Start-ups and SMEs are failing because owners aren’t asking their business the right questions
Five ways to learn from your business and avoid repeating the same mistakes
SME’s account for at least 99% of the businesses in every main industry,1 yet 55% will fail to make their fifth birthday2. These are depressing statistics, but imagine what the future would look like if the business leadership team could always learn from its mistakes. A business will tell you everything that is going on, but only if you ask the right questions. A growing business is an evolving, dynamic entity that has ALL of the answers; getting stuck in the day-to-day and in a ‘we’ve always done it this way’ mind-set will block growth and limit learning potential.
It’s our experience working with entrepreneurs across 50+ sectors that business owners will feel overwhelmed and adrift in a business fog at some point; not knowing who to turn to or which way to go next. They’ll feel anxious and have many sleepless nights worrying about their business and all too often they’ll be running around like a headless chicken in a panic, reacting to ‘surprises’. Eventually the entire team will become frustrated time and time again as they repeat the same mistakes and it’s at this stage where self-doubt and disengagement creeps in.
Five ways to learn from your business and avoid repeating the same mistakes:
- Define your processes: in order to grow efficiently and scale your business, you must work out exactly what makes your business work and document the method. This includes having a clearly defined process that logs all issues (however big or small), and solves them. By noting these down, you can focus on striking them off, learning from each one, improving on it, and removing any barriers to growth.
- Set accountability: once you have a process and system for logging your issues, you need to identify the person who is accountable for each one, and the date they will be solved by. It’s important to ensure that everything and everyone who needs to be involved understands their role (and the goal). A set of progressive leadership behaviours have to be agreed and adhered to.
- Set the questions you want to ask your business and put measures in place; it pays to have a way to track progress against your defined processes and alert you to potential problems well before the alarms go off. We come across too many business owners who expect their business to magically change. They know their sales have plummeted for the third consecutive month, or that their star member is less willing than they were 6 months ago. But they don’t know why. Consider the following: why did you lose that contract? How do your staff really feel? How many of your clients are fans? By asking those questions most important to your business, on a regular basis by introducing simple tools and measures such as the Net Promoter Score®, will mean you are constantly learning and evolving and not making the same mistakes over and over again. To achieve this the business needs to follow the next step.
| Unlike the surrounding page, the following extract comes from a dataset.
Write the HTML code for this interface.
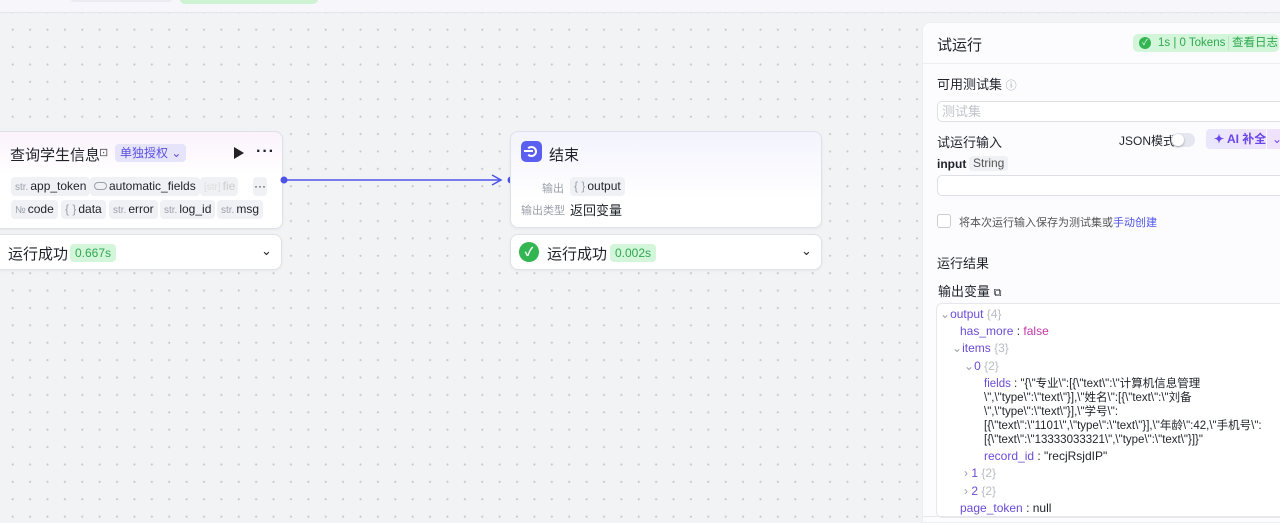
<!DOCTYPE html>
<html style="width:1280px;height:523px;overflow:hidden"><head><meta charset="utf-8">
<style>
*{box-sizing:border-box;margin:0;padding:0}
body{width:1280px;height:523px;overflow:hidden;position:relative;font-family:"Liberation Sans","Noto Sans CJK SC",sans-serif;color:#1f2329;background:#f2f3f5;
background-image:radial-gradient(circle,#c4c7cf 0.9px,transparent 1.2px);background-size:17.4px 17.4px;background-position:4px 21px}
.a{position:absolute}
.top{left:0;top:0;width:1280px;height:13px;background:#f7f7fb;border-bottom:1px solid #e3e5ec}
.card{background:#fff;border:1px solid #dfe1e8;border-radius:8px;box-shadow:0 1px 3px rgba(0,0,0,.05)}
.tag{position:absolute;height:19px;background:#f0f1f5;border-radius:4px;font-size:12px;line-height:19px;padding:0 4px;color:#1f2329;white-space:nowrap}
.tag i{font-style:normal;color:#9aa0aa;font-size:10px;margin-right:2px}
.g{color:#9aa0aa}
.json{font-size:12px;line-height:17.3px}
.k{color:#6b4bd8}.n{color:#b9bcc4}
</style></head><body>
<div class="a top"></div>
<div class="a" style="left:70px;top:-8px;width:103px;height:10px;background:#ebecf2;border-radius:4px"></div>
<div class="a" style="left:180px;top:-8px;width:138px;height:12px;background:#cdf3d2;border-radius:5px"></div>

<!-- node 1 -->
<div class="a card" style="left:-10px;top:131px;width:293px;height:98px;background:linear-gradient(180deg,#fbf2fc,#fff 45%)">
 <div class="a" style="left:19px;top:12px;font-size:15px;">查询学生信息</div>
 <div class="a" style="left:108px;top:14px;font-size:11px;color:#555">⊡</div>
 <div class="a" style="left:124px;top:12px;height:18px;background:#e6e4fb;border-radius:4px;color:#5b4fe0;font-size:12px;line-height:18px;padding:0 5px">单独授权 ⌄</div>
 <div class="a" style="left:243px;top:15px;width:0;height:0;border-left:10px solid #222;border-top:6px solid transparent;border-bottom:6px solid transparent"></div>
 <div class="a" style="left:265px;top:11px;font-size:16px;font-weight:bold;letter-spacing:1px">···</div>
 <div class="tag" style="left:20px;top:45px"><i>str.</i>app_token</div>
 <div class="tag" style="left:99px;top:45px"><i style="display:inline-block;width:13px;height:8px;border:1px solid #9aa0aa;border-radius:4px;vertical-align:0"></i>automatic_fields</div>
 <div class="tag" style="left:209px;top:45px;color:#ccc;width:38px;overflow:hidden"><i style="color:#ddd">[str]</i>fie</div>
 <div class="tag" style="left:262px;top:45px;width:14px;padding:0;text-align:center">···</div>
 <div class="tag" style="left:20px;top:68px"><i>№</i>code</div>
 <div class="tag" style="left:70px;top:68px"><i style="font-size:12px">{ }</i>data</div>
 <div class="tag" style="left:118px;top:68px"><i>str.</i>error</div>
 <div class="tag" style="left:169px;top:68px"><i>str.</i>log_id</div>
 <div class="tag" style="left:226px;top:68px"><i>str.</i>msg</div>
</div>
<div class="a card" style="left:-10px;top:234px;width:292px;height:36px">
 <div class="a" style="left:17px;top:8px;font-size:15px">运行成功</div>
 <div class="a" style="left:79px;top:9px;height:18px;background:#d3f5da;color:#2fa84f;border-radius:4px;font-size:12px;line-height:18px;padding:0 5px">0.667s</div>
 <div class="a" style="left:270px;top:8px;font-size:13px">⌄</div>
</div>

<!-- connector -->
<svg class="a" style="left:278px;top:172px" width="240" height="16">
 <circle cx="6" cy="8" r="3.5" fill="#4d53e8"/>
 <line x1="9" y1="8" x2="222" y2="8" stroke="#4d53e8" stroke-width="1.5"/>
 <path d="M214 3 L223 8 L214 13" fill="none" stroke="#4d53e8" stroke-width="1.5"/>
 <circle cx="233" cy="8" r="3.5" fill="#4d53e8"/>
</svg>

<!-- node 2 -->
<div class="a card" style="left:510px;top:131px;width:312px;height:97px;background:linear-gradient(180deg,#f3f3fd,#fff 70%)">
 <div class="a" style="left:10px;top:9px;width:21px;height:21px;background:#5a5ff0;border-radius:5px"><span class="a" style="left:5px;top:5px;width:11px;height:11px;border:2px solid #fff;border-radius:50%;border-left-color:transparent"></span><span class="a" style="left:3px;top:9px;width:9px;height:2px;background:#fff"></span></div>
 <div class="a" style="left:38px;top:12px;font-size:15px">结束</div>
 <div class="a g" style="left:31px;top:48px;font-size:11px">输出</div>
 <div class="tag" style="left:59px;top:45px"><i style="font-size:12px">{ }</i>output</div>
 <div class="a g" style="left:10px;top:70px;font-size:11px">输出类型</div>
 <div class="a" style="left:59px;top:68px;font-size:13px">返回变量</div>
</div>
<div class="a card" style="left:510px;top:234px;width:312px;height:36px">
 <div class="a" style="left:8px;top:7px;width:20px;height:20px;border-radius:50%;background:#33b652;color:#fff;font-size:12px;text-align:center;line-height:20px;font-weight:bold">✓</div>
 <div class="a" style="left:36px;top:8px;font-size:15px">运行成功</div>
 <div class="a" style="left:99px;top:9px;height:18px;background:#d3f5da;color:#2fa84f;border-radius:4px;font-size:12px;line-height:18px;padding:0 5px">0.002s</div>
 <div class="a" style="left:290px;top:8px;font-size:13px">⌄</div>
</div>

<!-- panel -->
<div class="a" style="left:922px;top:22px;width:370px;height:501px;background:#fcfcff;border-radius:8px 0 0 0;border:1px solid #eceef3;overflow:hidden">
 <div class="a" style="left:14px;top:11px;font-size:15px">试运行</div>
 <div class="a" style="left:210px;top:11px;width:146px;height:18px;background:#d3f5da;border-radius:5px;font-size:11.5px;line-height:18px;color:#2fa84f">
  <span class="a" style="left:6px;top:3px;width:12px;height:12px;border-radius:50%;background:#33b652;color:#fff;font-size:8px;line-height:12px;text-align:center">✓</span>
  <span class="a" style="left:25px;white-space:nowrap">1s | 0 Tokens</span>
  <span class="a" style="left:95px;top:2px;width:1px;height:14px;background:#b9e6c3"></span>
  <span class="a" style="left:99px;white-space:nowrap">查看日志</span>
 </div>
 <div class="a" style="left:-1px;top:40px;width:372px;height:1px;background:#eceef3"></div>
 <div class="a" style="left:14px;top:51px;font-size:13px">可用测试集 <span class="g" style="font-size:11px">ⓘ</span></div>
 <div class="a" style="left:14px;top:78px;width:350px;height:21px;border:1px solid #dcdfe6;border-radius:5px;background:#fff;font-size:13px;color:#c0c4cc;line-height:19px;padding-left:4px">测试集<span class="a" style="left:340px;top:0;color:#999;font-size:11px">⌄</span></div>
 <div class="a" style="left:14px;top:109px;font-size:13px">试运行输入</div>
 <div class="a" style="left:196px;top:109px;font-size:12px">JSON模式</div>
 <div class="a" style="left:248px;top:110px;width:24px;height:14px;border-radius:7px;background:#e4e6f0"><span class="a" style="left:1px;top:1px;width:12px;height:12px;border-radius:50%;background:#fff;box-shadow:0 1px 2px rgba(0,0,0,.3)"></span></div>
 <div class="a" style="left:283px;top:106px;width:90px;height:20px;border-radius:4px;background:linear-gradient(90deg,#e9e7fd,#f3e1fb);color:#6a45e8;font-size:12px;line-height:20px;padding-left:8px;font-weight:bold">✦ AI 补全<span class="a" style="left:60px;top:0;width:1px;height:20px;background:#fff"></span><span class="a" style="left:66px;font-weight:normal">⌄</span></div>
 <div class="a" style="left:14px;top:134px;font-size:12px;font-weight:bold">input</div>
 <div class="a" style="left:46px;top:133px;height:15px;background:#f0f1f5;border-radius:3px;font-size:12px;line-height:15px;padding:0 4px;color:#555">String</div>
 <div class="a" style="left:14px;top:152px;width:350px;height:21px;border:1px solid #dcdfe6;border-radius:5px;background:#fff"></div>
 <div class="a" style="left:14px;top:191px;width:14px;height:14px;border:1px solid #c9ccd4;border-radius:3px;background:#fff"></div>
 <div class="a" style="left:36px;top:191px;font-size:11px;color:#555">将本次运行输入保存为测试集或<span style="color:#4d53e8">手动创建</span></div>
 <div class="a" style="left:14px;top:230px;font-size:13px">运行结果</div>
 <div class="a" style="left:15px;top:258px;font-size:13px">输出变量 <span style="font-size:11px">⧉</span></div>
 <div class="a json" style="left:13px;top:280px;width:360px;height:215px;border:1px solid #e6e8ee;border-radius:6px;background:#fff">
  <div class="a" style="left:3px;top:2px"><span class="g">⌄</span><span class="k">output</span> <span class="n">{4}</span></div>
  <div class="a" style="left:23px;top:19px"><span class="k">has_more</span> : <span style="color:#c037a8">false</span></div>
  <div class="a" style="left:15px;top:36px"><span class="g">⌄</span><span class="k">items</span> <span class="n">{3}</span></div>
  <div class="a" style="left:27px;top:54px"><span class="g">⌄</span><span class="k">0</span> <span class="n">{2}</span></div>
  <div class="a" style="left:47px;top:73px;white-space:nowrap;line-height:14px;font-size:11.5px"><span class="k">fields</span> : "{\"专业\":[{\"text\":\"计算机信息管理<br>\",\"type\":\"text\"}],\"姓名\":[{\"text\":\"刘备<br>\",\"type\":\"text\"}],\"学号\":<br>[{\"text\":\"1101\",\"type\":\"text\"}],\"年龄\":42,\"手机号\":<br>[{\"text\":\"13333033321\",\"type\":\"text\"}]}"</div>
  <div class="a" style="left:47px;top:144px"><span class="k">record_id</span> : "recjRsjdIP"</div>
  <div class="a" style="left:27px;top:161px"><span class="g">›</span> <span class="k">1</span> <span class="n">{2}</span></div>
  <div class="a" style="left:27px;top:179px"><span class="g">›</span> <span class="k">2</span> <span class="n">{2}</span></div>
  <div class="a" style="left:23px;top:196px"><span class="k">page_token</span> : null</div>
 </div>
</div>
<div class="a" style="left:922px;top:516px;width:358px;height:1px;background:#e6e8ee"></div>
</body></html>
- Create the right environment, give the tools, get out of the way. The above will only happen if you have created the right culture and environment in your business. Those businesses that we work with who have successfully achieved this are constantly learning and refining because their teams have the will and the attitude to give and receive constructive feedback. In some ways they celebrate mistakes! These business owners aren’t constantly mopping the floor because of a leaky roof; they’ve mended the roof and moved onto the next challenge. If you don’t set the right environment then every decision you make will be an emotional one, based on short-sighted information at hand (at best).
- Get into a routine. Now you have set the right environment, you’re asking your business the right questions and you’ve got systems and processes in place, you need to embed a routine into your business. By having regular, structured meetings (same day, time, agenda) to capture, review and tick off issues, allows you to constantly learn from your business. It’s important to remember that these type of meetings are problem-solving meetings.